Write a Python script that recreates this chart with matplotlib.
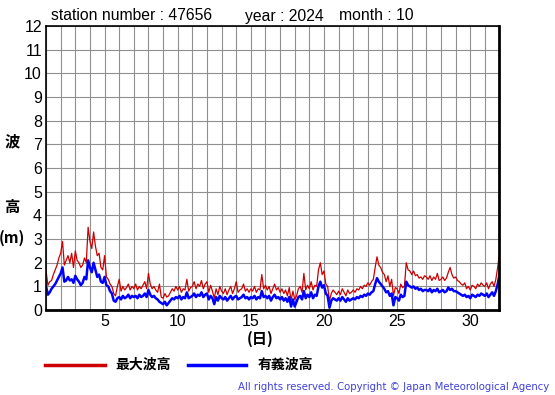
import numpy as np
import matplotlib
matplotlib.use('Agg')
from matplotlib import pyplot as plt

station = '47656'
year = 2024
month = 10
step_hours = 3

# significant wave height (m), 3-hourly from day 1 00h
sig_wave = [
    1.00, 0.65, 0.75, 0.90, 1.00, 1.10, 1.25, 1.40,
    1.55, 1.80, 1.20, 1.25, 1.40, 1.25, 1.30, 1.15,
    1.45, 1.30, 1.20, 1.05, 1.15, 1.40, 1.30, 2.10,
    1.80, 1.60, 2.00, 1.70, 1.40, 1.50, 1.20, 1.15,
    1.40, 1.05, 1.00, 0.80, 0.70, 0.40, 0.35, 0.50,
    0.55, 0.45, 0.60, 0.50, 0.55, 0.65, 0.50, 0.60,
    0.55, 0.60, 0.50, 0.65, 0.55, 0.60, 0.70, 0.55,
    0.85, 0.65, 0.55, 0.60, 0.50, 0.45, 0.35, 0.30,
    0.25, 0.35, 0.20, 0.30, 0.40, 0.50, 0.45, 0.55,
    0.50, 0.60, 0.45, 0.55, 0.50, 0.75, 0.50, 0.55,
    0.60, 0.70, 0.55, 0.65, 0.60, 0.75, 0.55, 0.65,
    0.70, 0.45, 0.60, 0.50, 0.25, 0.55, 0.40, 0.60,
    0.50, 0.45, 0.55, 0.40, 0.50, 0.60, 0.45, 0.55,
    0.60, 0.45, 0.50, 0.55, 0.65, 0.50, 0.55, 0.45,
    0.55, 0.50, 0.60, 0.45, 0.55, 0.50, 0.80, 0.55,
    0.60, 0.50, 0.60, 0.40, 0.55, 0.65, 0.50, 0.55,
    0.45, 0.55, 0.40, 0.50, 0.35, 0.55, 0.15, 0.45,
    0.15, 0.35, 0.55, 0.60, 0.45, 0.80, 0.50, 0.65,
    0.55, 0.75, 0.50, 0.65, 0.60, 1.00, 1.20, 0.95,
    1.05, 0.70, 0.60, 0.10, 0.40, 0.50, 0.45, 0.40,
    0.50, 0.40, 0.55, 0.45, 0.35, 0.50, 0.40, 0.45,
    0.50, 0.45, 0.55, 0.50, 0.60, 0.55, 0.65, 0.60,
    0.70, 0.65, 0.75, 0.80, 1.10, 1.35, 1.20, 1.10,
    1.00, 0.90, 0.75, 0.80, 0.60, 0.70, 0.20, 0.55,
    0.50, 0.40, 0.65, 0.55, 0.60, 1.20, 1.05, 1.00,
    0.95, 1.00, 0.90, 0.95, 0.85, 0.90, 0.80, 0.85,
    0.85, 0.80, 0.90, 0.75, 0.85, 0.80, 0.90, 0.75,
    0.80, 0.85, 0.75, 0.80, 0.95, 0.85, 0.90, 0.80,
    0.80, 0.75, 0.70, 0.65, 0.60, 0.65, 0.55, 0.60,
    0.50, 0.65, 0.60, 0.55, 0.65, 0.60, 0.70, 0.65,
    0.60, 0.70, 0.55, 0.65, 0.75, 0.60, 0.80, 1.10,
    1.50,
]

# maximum wave height (m)
max_wave = [
    1.65, 1.05, 1.20, 1.25, 1.50, 1.70, 1.90, 2.20,
    2.40, 2.90, 1.90, 2.10, 2.30, 2.00, 2.40, 1.80,
    2.50, 2.10, 2.00, 1.80, 1.90, 2.20, 2.00, 3.50,
    2.90, 2.60, 3.30, 2.70, 2.30, 2.40, 1.80, 1.70,
    2.30, 1.40, 1.30, 1.10, 1.00, 0.70, 0.60, 1.00,
    1.30, 0.80, 1.00, 0.85, 0.95, 1.10, 0.85, 1.00,
    0.90, 1.10, 0.85, 1.00, 0.90, 1.05, 1.20, 0.90,
    1.55, 1.10, 0.90, 1.00, 0.85, 0.75, 1.10, 0.55,
    0.50, 0.70, 0.55, 0.60, 0.75, 0.90, 0.80, 1.00,
    0.85, 1.00, 0.75, 0.90, 0.85, 1.30, 0.80, 0.95,
    1.00, 1.20, 0.90, 1.10, 1.00, 1.25, 0.90, 1.10,
    1.20, 0.75, 1.05, 0.80, 0.50, 0.90, 0.65, 1.00,
    0.80, 0.70, 0.90, 0.65, 0.85, 1.00, 0.70, 0.90,
    1.20, 0.75, 0.85, 0.90, 1.10, 0.80, 0.90, 0.75,
    0.90, 0.80, 1.00, 0.75, 0.90, 0.85, 1.50, 0.90,
    1.05, 0.85, 1.00, 0.70, 0.90, 1.10, 0.85, 0.95,
    0.75, 0.90, 0.70, 0.85, 0.60, 0.95, 0.40, 0.80,
    0.45, 0.60, 0.90, 1.00, 0.75, 1.55, 0.85, 1.05,
    0.90, 1.20, 0.85, 1.05, 1.00, 1.70, 2.00, 1.50,
    1.65, 1.10, 1.00, 0.40, 0.70, 0.85, 0.75, 0.65,
    0.80, 0.65, 0.90, 0.75, 0.60, 0.85, 0.70, 0.75,
    0.85, 0.75, 0.90, 0.85, 1.00, 0.90, 1.05, 1.00,
    1.15, 1.05, 1.20, 1.30, 1.80, 2.25, 1.90, 1.80,
    1.60, 1.50, 1.20, 1.45, 1.00, 1.30, 0.60, 0.95,
    0.90, 0.70, 1.10, 0.95, 1.00, 2.00, 1.70, 1.65,
    1.50, 1.65, 1.45, 1.50, 1.35, 1.40, 1.30, 1.45,
    1.40, 1.30, 1.45, 1.25, 1.40, 1.30, 1.55, 1.25,
    1.30, 1.40, 1.25, 1.35, 1.60, 1.80, 1.50, 1.35,
    1.40, 1.25, 1.20, 1.10, 1.05, 1.15, 0.90, 1.00,
    0.85, 1.05, 1.00, 0.90, 1.10, 1.00, 1.15, 1.05,
    1.00, 1.15, 0.90, 1.10, 1.20, 1.00, 1.30, 1.80,
    2.40,
]

x_ticks = [5, 10, 15, 20, 25, 30]
y_ticks = list(range(0, 13))
legend_labels = ['最大波高', '有義波高']

days = 1 + np.arange(len(sig_wave)) * step_hours / 24.0

plt.rcParams['font.family'] = ['Liberation Sans', 'DejaVu Sans']
cjk = ['Noto Sans CJK JP', 'DejaVu Sans']
W, H = 555.0, 395.0

fig = plt.figure(figsize=(5.55, 3.95), dpi=100)
ax = fig.add_axes([0.083, 0.215, 0.817, 0.719])

ax.plot(days, max_wave, color='#cc0000', lw=0.9)
ax.plot(days, sig_wave, color='#0000ff', lw=1.8)

ax.set_xlim(1, 32)
ax.set_ylim(0, 12)
ax.set_xticks(range(1, 33), minor=True)
ax.set_xticks(x_ticks)
ax.set_yticks(y_ticks)
ax.grid(True, which='both', color='#909090', lw=0.8)
ax.tick_params(which='both', length=0, labelsize=11.5, pad=3)
for s in ax.spines.values():
    s.set_linewidth(1.2)
ax.spines['right'].set_linewidth(2)
ax.spines['bottom'].set_linewidth(2)

# header
ty = 1 - 16 / H
fig.text(51 / W, ty, 'station number : %s' % station, fontsize=11.3, va='center')
fig.text(245 / W, ty, 'year : %d' % year, fontsize=11.3, va='center')
fig.text(339 / W, ty, 'month : %d' % month, fontsize=11.3, va='center')

fig.text(12 / W, 1 - 141 / H, '波', family=cjk, fontsize=11, weight='bold', ha='center', va='center')
fig.text(12 / W, 1 - 207 / H, '高', family=cjk, fontsize=11, weight='bold', ha='center', va='center')
fig.text(12 / W, 1 - 238 / H, '(m)', family=cjk, fontsize=11, weight='bold', ha='center', va='center')
fig.text(260 / W, 1 - 339 / H, '(日)', family=cjk, fontsize=11, weight='bold', ha='center', va='center')

# legend drawn by hand
ly = 1 - 365 / H
fig.add_artist(plt.Line2D([45 / W, 105 / W], [ly, ly], color='#cc0000', lw=2.5))
fig.text(115 / W, ly, legend_labels[0], family=cjk, fontsize=10, weight='bold', va='center')
fig.add_artist(plt.Line2D([188 / W, 246 / W], [ly, ly], color='#0000ff', lw=2.5))
fig.text(258 / W, ly, legend_labels[1], family=cjk, fontsize=10, weight='bold', va='center')

fig.text(549 / W, 1 - 387 / H, 'All rights reserved. Copyright \u00a9 Japan Meteorological Agency',
         family='DejaVu Sans', fontsize=7.3, color='#4040dd', ha='right', va='center')

fig.savefig('out.png', dpi=100)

------------------------

Go from the first line of the data above to the line containing "step_hours = 3" and retype exactly those lines, both included, but none of the pictures.

Write a Python script that recreates this chart with matplotlib.
import numpy as np
import matplotlib
matplotlib.use('Agg')
from matplotlib import pyplot as plt

station = '47656'
year = 2024
month = 10
step_hours = 3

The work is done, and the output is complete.